== Given material
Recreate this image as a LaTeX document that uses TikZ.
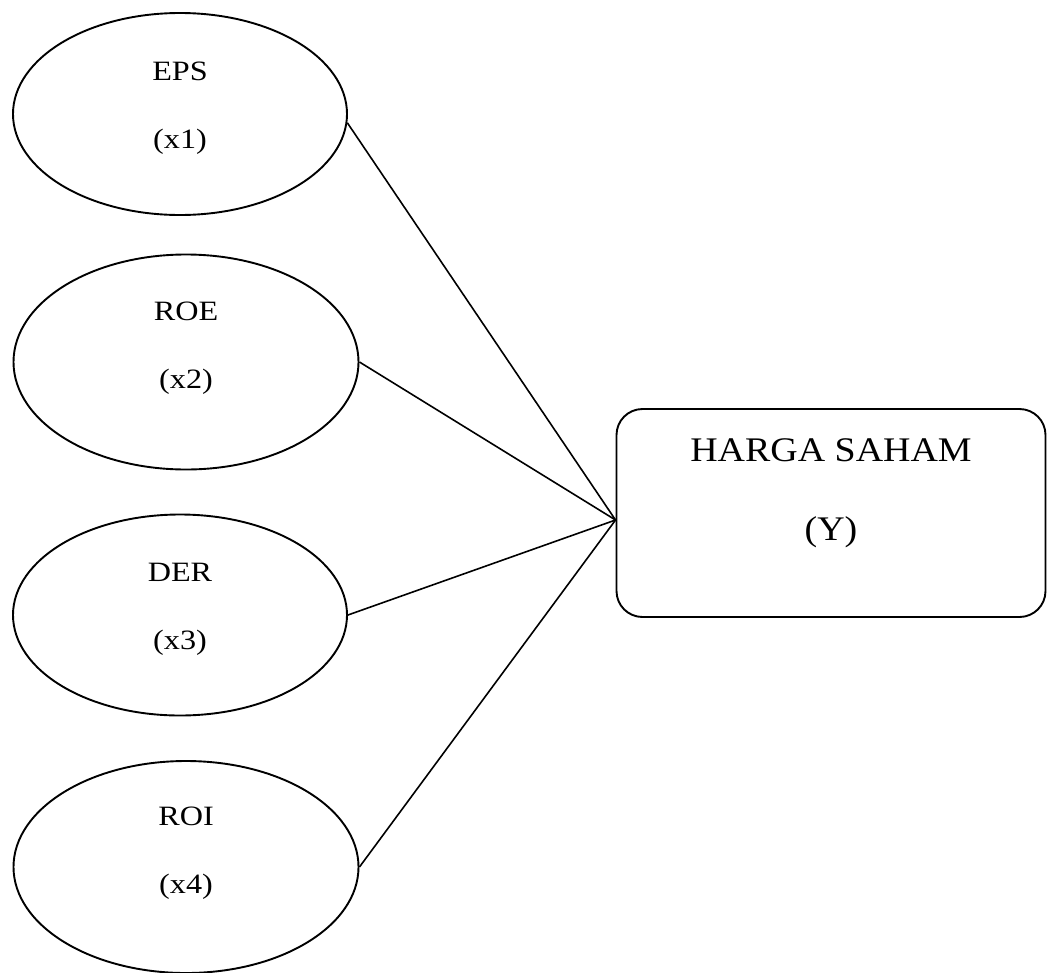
\documentclass[tikz,border=0pt]{standalone}
\usepackage{fontspec}
\setmainfont{Liberation Serif}
\usetikzlibrary{shapes.geometric, positioning}

\begin{document}
\begin{tikzpicture}[
	  x=1pt, y=-1pt,
	  indep/.style={ellipse, draw=black, line width=1.9pt, inner sep=0pt},
	  indeptext/.style={align=center, inner sep=0pt, xscale=1.15, font=\fontsize{28}{68}\selectfont},
	  dep/.style={rectangle, rounded corners=26pt, draw=black, line width=1.9pt, minimum width=429pt, minimum height=208pt, inner sep=0pt},
	  deptext/.style={align=center, inner sep=0pt, xscale=1.1, font=\fontsize{34.5}{79}\selectfont},
	  link/.style={line width=1.6pt}
	]

	\useasboundingbox (0,0) rectangle (1048,972);

	\node (eps) [indep, minimum width=334pt, minimum height=202pt] at (180,114) {};
	\node (roe) [indep, minimum width=345pt, minimum height=215pt] at (186,362) {};
	\node (der) [indep, minimum width=334pt, minimum height=201pt] at (180,615) {};
	\node (roi) [indep, minimum width=345pt, minimum height=212pt] at (186,867) {};
	\node (harga) [dep] at (831,513) {};

	\node (epstext) [indeptext] at ([yshift=6pt]eps.center) {EPS\\(x1)};
	\node (roetext) [indeptext] at ([yshift=14pt]roe.center) {ROE\\(x2)};
	\node (dertext) [indeptext] at ([yshift=6pt]der.center) {DER\\(x3)};
	\node (roitext) [indeptext] at ([yshift=14pt]roi.center) {ROI\\(x4)};
	\node (hargatext) [deptext] at ([yshift=20pt]harga.center) {HARGA SAHAM\\(Y)};

	\coordinate (hub) at ([yshift=-7pt]harga.west);

	\draw [link] (eps.-3) -- (hub);
	\draw [link] (roe.east) -- (hub);
	\draw [link] (der.east) -- (hub);
	\draw [link] (roi.east) -- (hub);

\end{tikzpicture}
\end{document}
====
▸ Instructions for the task: Write out each line again precisely as it appears, skipping every picture.

▸ Exercise result:
Recreate this image as a LaTeX document that uses TikZ.
\documentclass[tikz,border=0pt]{standalone}
\usepackage{fontspec}
\setmainfont{Liberation Serif}
\usetikzlibrary{shapes.geometric, positioning}

\begin{document}
\begin{tikzpicture}[
	  x=1pt, y=-1pt,
	  indep/.style={ellipse, draw=black, line width=1.9pt, inner sep=0pt},
	  indeptext/.style={align=center, inner sep=0pt, xscale=1.15, font=\fontsize{28}{68}\selectfont},
	  dep/.style={rectangle, rounded corners=26pt, draw=black, line width=1.9pt, minimum width=429pt, minimum height=208pt, inner sep=0pt},
	  deptext/.style={align=center, inner sep=0pt, xscale=1.1, font=\fontsize{34.5}{79}\selectfont},
	  link/.style={line width=1.6pt}
	]

	\useasboundingbox (0,0) rectangle (1048,972);

	\node (eps) [indep, minimum width=334pt, minimum height=202pt] at (180,114) {};
	\node (roe) [indep, minimum width=345pt, minimum height=215pt] at (186,362) {};
	\node (der) [indep, minimum width=334pt, minimum height=201pt] at (180,615) {};
	\node (roi) [indep, minimum width=345pt, minimum height=212pt] at (186,867) {};
	\node (harga) [dep] at (831,513) {};

	\node (epstext) [indeptext] at ([yshift=6pt]eps.center) {EPS\\(x1)};
	\node (roetext) [indeptext] at ([yshift=14pt]roe.center) {ROE\\(x2)};
	\node (dertext) [indeptext] at ([yshift=6pt]der.center) {DER\\(x3)};
	\node (roitext) [indeptext] at ([yshift=14pt]roi.center) {ROI\\(x4)};
	\node (hargatext) [deptext] at ([yshift=20pt]harga.center) {HARGA SAHAM\\(Y)};

	\coordinate (hub) at ([yshift=-7pt]harga.west);

	\draw [link] (eps.-3) -- (hub);
	\draw [link] (roe.east) -- (hub);
	\draw [link] (der.east) -- (hub);
	\draw [link] (roi.east) -- (hub);

\end{tikzpicture}
\end{document}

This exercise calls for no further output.